Es probable que un alto índice de exposición a los medios noticiosos esté correlacionado con determinadas perturbaciones emocionales. Y estas, a su vez, con situaciones familiares y determinados contextos socio culturales.
El estudio en cuestión, deberá también incluir la presencia de los vínculos familiares originarios o ancestrales de los individuos, así como sus conductas religiosas.
Un estudio reciente de Gallup en unos 140 países, mostró que los más altos índices de “felicidad”, o más correctamente, de expresar felicidad ante determinadas preguntas, correspondió a países con altos niveles de vida y altos índices de pertenencia a determinados grupos religiosos.
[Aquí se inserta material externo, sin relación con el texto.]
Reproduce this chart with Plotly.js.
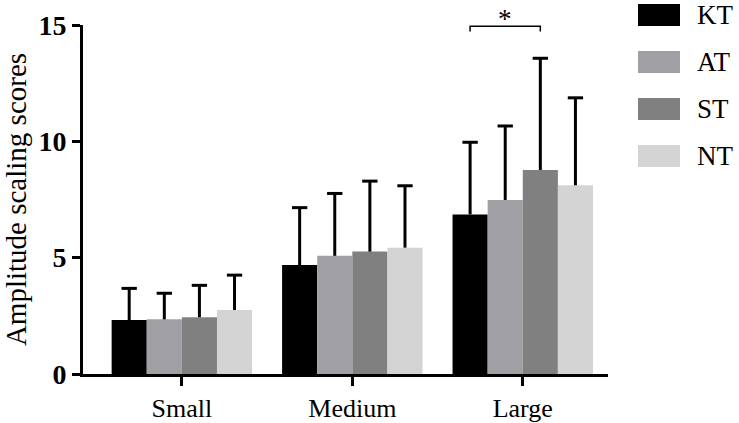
<!DOCTYPE html>
<html>
<head>
<meta charset="utf-8">
<script src="https://cdn.plot.ly/plotly-3.0.1.min.js"></script>
<style>html,body{margin:0;padding:0;background:#fff;}#chart{width:739px;height:423px;}</style>
</head>
<body>
<div id="chart"></div>
<script>
const categories = ["Small", "Medium", "Large"];
const seriesNames = ["KT", "AT", "ST", "NT"];
const KT = [2.32, 4.68, 6.86];
const AT = [2.35, 5.08, 7.48];
const ST = [2.44, 5.26, 8.77];
const NT = [2.75, 5.43, 8.11];
const KT_err = [1.36, 2.47, 3.10];
const AT_err = [1.12, 2.68, 3.18];
const ST_err = [1.37, 3.03, 4.80];
const NT_err = [1.50, 2.66, 3.76];
const yTicks = [0, 5, 10, 15];
const sigLabel = "*";

const values = [KT, AT, ST, NT];
const errs = [KT_err, AT_err, ST_err, NT_err];
const colors = ["#000000", "#a0a0a4", "#808080", "#d4d4d4"];
const serif = "Liberation Serif, Times New Roman, serif";
const bargap = 0.176;
const w = (1 - bargap) / 4;
const capHalf = 0.045;

const traces = seriesNames.map((n, i) => ({
  type: "bar", name: n, x: categories, y: values[i],
  marker: {color: colors[i], line: {width: 0}},
  error_y: {type: "data", symmetric: false, array: errs[i], arrayminus: values[i].map(() => 0),
            color: "#000", thickness: 3, width: 0},
  showlegend: false
}));

const shapes = [];
// error bar caps, positioned from the data on the category axis
values.forEach((vals, i) => {
  vals.forEach((v, j) => {
    const xc = j + (i - 1.5) * w;
    const top = v + errs[i][j];
    shapes.push({type: "line", xref: "x", yref: "y", x0: xc - capHalf, x1: xc + capHalf,
      y0: top, y1: top, line: {color: "#000", width: 3}});
  });
});

// significance bracket between KT and ST in "Large"
const gi = categories.indexOf("Large");
const xa = gi + (0 - 1.5) * w, xb = gi + (2 - 1.5) * w;
shapes.push({
  type: "path", xref: "x", yref: "y",
  path: `M ${xa},14.72 L ${xa},14.95 L ${xb},14.95 L ${xb},14.72`,
  line: {color: "#000", width: 1.5}
});
const annotations = [{
  x: (xa + xb) / 2, y: 1.018, xref: "x", yref: "paper", text: sigLabel, showarrow: false,
  yanchor: "middle", font: {family: serif, size: 27, color: "#000"}
}];

// manual legend (large swatches)
const legTop = [4, 51, 98, 145];
const pH = 349, pW = 525, t = 25;
seriesNames.forEach((n, i) => {
  const y0 = 1 - (legTop[i] + 22 - t) / pH, y1 = 1 - (legTop[i] - t) / pH;
  shapes.push({type: "rect", xref: "paper", yref: "paper",
    x0: (638 - 83) / pW, x1: (680 - 83) / pW, y0: y0, y1: y1,
    fillcolor: colors[i], line: {width: 0}});
  annotations.push({xref: "paper", yref: "paper", x: (695 - 83) / pW, y: (y0 + y1) / 2,
    xanchor: "left", yanchor: "middle", text: n, showarrow: false,
    font: {family: serif, size: 27, color: "#000"}});
});

const layout = {
  width: 739, height: 423,
  margin: {l: 83, r: 131, t: 25, b: 49},
  paper_bgcolor: "#fff", plot_bgcolor: "#fff",
  barmode: "group", bargap: bargap, bargroupgap: 0,
  xaxis: {
    range: [-0.58, 2.5], showgrid: false, zeroline: false,
    showline: true, linecolor: "#000", linewidth: 3,
    ticks: "outside", ticklen: 9, tickwidth: 3, tickcolor: "#000",
    tickfont: {family: serif, size: 26, color: "#000"}
  },
  yaxis: {
    range: [0, 15], showgrid: false, zeroline: false,
    showline: true, linecolor: "#000", linewidth: 3,
    ticks: "outside", ticklen: 8, tickwidth: 3, tickcolor: "#000",
    tickvals: yTicks, ticktext: yTicks.map(v => "<b>" + v + "</b>"),
    tickfont: {family: serif, size: 28, color: "#000"},
    title: {text: "Amplitude scaling scores", font: {family: serif, size: 29, color: "#000"}, standoff: 6}
  },
  shapes: shapes, annotations: annotations
};

Plotly.newPlot("chart", traces, layout, {displayModeBar: false, staticPlot: true});
</script>
</body>
</html>
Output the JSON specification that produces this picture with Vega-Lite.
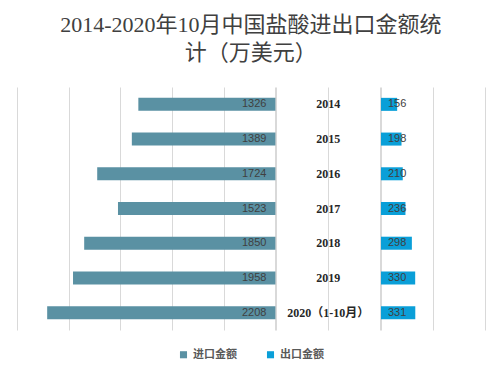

Aunque, ciertamente, un estudio a fondo no deberá jamás confundir la variable pertenencia a un grupo religioso, con la de religiosidad, especialmente cuando religiosidad puede ser meramente comportamiento rutinario de asistencia y oración en cultos comunitarios. Cosas muy distintas a la búsqueda o vinculación espiritual de manera personal y directa, o a través de movimientos no tradicionales. Esto es, diferenciando lo que podríamos llamar “ritualismo”, como lo hizo el sociólogo Robert Merton, o algo muy distinto, como lo que se puede denominar desarrollo espiritual, cuyas doctrinas y prácticas son muy distintas al ritualismo religioso.
Creo que los psiquiatras u otros especialistas, como también toda la sociedad se beneficiaría de un tipo de estudios como este.